§ Requirements
Each entry must be reproduced precisely as it stands.

▼▼▼

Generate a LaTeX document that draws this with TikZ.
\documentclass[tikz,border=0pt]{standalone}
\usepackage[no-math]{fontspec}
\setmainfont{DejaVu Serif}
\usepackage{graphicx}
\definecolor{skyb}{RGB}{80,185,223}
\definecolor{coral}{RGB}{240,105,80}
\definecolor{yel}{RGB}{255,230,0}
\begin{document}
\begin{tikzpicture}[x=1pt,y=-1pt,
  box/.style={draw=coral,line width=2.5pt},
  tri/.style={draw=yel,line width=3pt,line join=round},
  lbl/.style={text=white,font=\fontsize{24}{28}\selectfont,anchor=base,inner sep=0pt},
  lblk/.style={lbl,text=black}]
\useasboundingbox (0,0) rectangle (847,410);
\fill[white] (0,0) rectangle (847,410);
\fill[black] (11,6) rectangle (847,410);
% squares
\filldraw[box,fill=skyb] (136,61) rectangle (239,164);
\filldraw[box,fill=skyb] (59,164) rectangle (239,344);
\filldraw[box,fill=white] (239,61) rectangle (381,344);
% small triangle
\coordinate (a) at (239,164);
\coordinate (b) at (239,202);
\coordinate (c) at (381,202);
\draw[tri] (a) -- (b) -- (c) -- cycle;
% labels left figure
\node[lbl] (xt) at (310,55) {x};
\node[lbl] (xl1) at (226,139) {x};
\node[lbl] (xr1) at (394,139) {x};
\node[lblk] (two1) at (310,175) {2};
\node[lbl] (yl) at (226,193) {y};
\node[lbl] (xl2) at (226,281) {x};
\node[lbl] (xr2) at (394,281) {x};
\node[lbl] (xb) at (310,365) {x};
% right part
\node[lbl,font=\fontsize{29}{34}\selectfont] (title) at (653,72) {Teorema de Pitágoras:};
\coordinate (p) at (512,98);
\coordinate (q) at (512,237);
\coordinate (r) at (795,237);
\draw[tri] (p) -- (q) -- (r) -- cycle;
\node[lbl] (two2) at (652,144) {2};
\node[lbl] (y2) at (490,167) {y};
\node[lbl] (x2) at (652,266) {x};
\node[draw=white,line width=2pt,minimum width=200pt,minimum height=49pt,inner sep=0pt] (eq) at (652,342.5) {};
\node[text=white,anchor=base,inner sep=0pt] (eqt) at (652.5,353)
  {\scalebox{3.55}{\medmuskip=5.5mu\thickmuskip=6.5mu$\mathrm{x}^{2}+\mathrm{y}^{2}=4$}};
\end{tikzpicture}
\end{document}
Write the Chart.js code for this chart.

▲▲▲

§ Output of the exercise
Generate a LaTeX document that draws this with TikZ.
\documentclass[tikz,border=0pt]{standalone}
\usepackage[no-math]{fontspec}
\setmainfont{DejaVu Serif}
\usepackage{graphicx}
\definecolor{skyb}{RGB}{80,185,223}
\definecolor{coral}{RGB}{240,105,80}
\definecolor{yel}{RGB}{255,230,0}
\begin{document}
\begin{tikzpicture}[x=1pt,y=-1pt,
  box/.style={draw=coral,line width=2.5pt},
  tri/.style={draw=yel,line width=3pt,line join=round},
  lbl/.style={text=white,font=\fontsize{24}{28}\selectfont,anchor=base,inner sep=0pt},
  lblk/.style={lbl,text=black}]
\useasboundingbox (0,0) rectangle (847,410);
\fill[white] (0,0) rectangle (847,410);
\fill[black] (11,6) rectangle (847,410);
% squares
\filldraw[box,fill=skyb] (136,61) rectangle (239,164);
\filldraw[box,fill=skyb] (59,164) rectangle (239,344);
\filldraw[box,fill=white] (239,61) rectangle (381,344);
% small triangle
\coordinate (a) at (239,164);
\coordinate (b) at (239,202);
\coordinate (c) at (381,202);
\draw[tri] (a) -- (b) -- (c) -- cycle;
% labels left figure
\node[lbl] (xt) at (310,55) {x};
\node[lbl] (xl1) at (226,139) {x};
\node[lbl] (xr1) at (394,139) {x};
\node[lblk] (two1) at (310,175) {2};
\node[lbl] (yl) at (226,193) {y};
\node[lbl] (xl2) at (226,281) {x};
\node[lbl] (xr2) at (394,281) {x};
\node[lbl] (xb) at (310,365) {x};
% right part
\node[lbl,font=\fontsize{29}{34}\selectfont] (title) at (653,72) {Teorema de Pitágoras:};
\coordinate (p) at (512,98);
\coordinate (q) at (512,237);
\coordinate (r) at (795,237);
\draw[tri] (p) -- (q) -- (r) -- cycle;
\node[lbl] (two2) at (652,144) {2};
\node[lbl] (y2) at (490,167) {y};
\node[lbl] (x2) at (652,266) {x};
\node[draw=white,line width=2pt,minimum width=200pt,minimum height=49pt,inner sep=0pt] (eq) at (652,342.5) {};
\node[text=white,anchor=base,inner sep=0pt] (eqt) at (652.5,353)
  {\scalebox{3.55}{\medmuskip=5.5mu\thickmuskip=6.5mu$\mathrm{x}^{2}+\mathrm{y}^{2}=4$}};
\end{tikzpicture}
\end{document}
Write the Chart.js code for this chart.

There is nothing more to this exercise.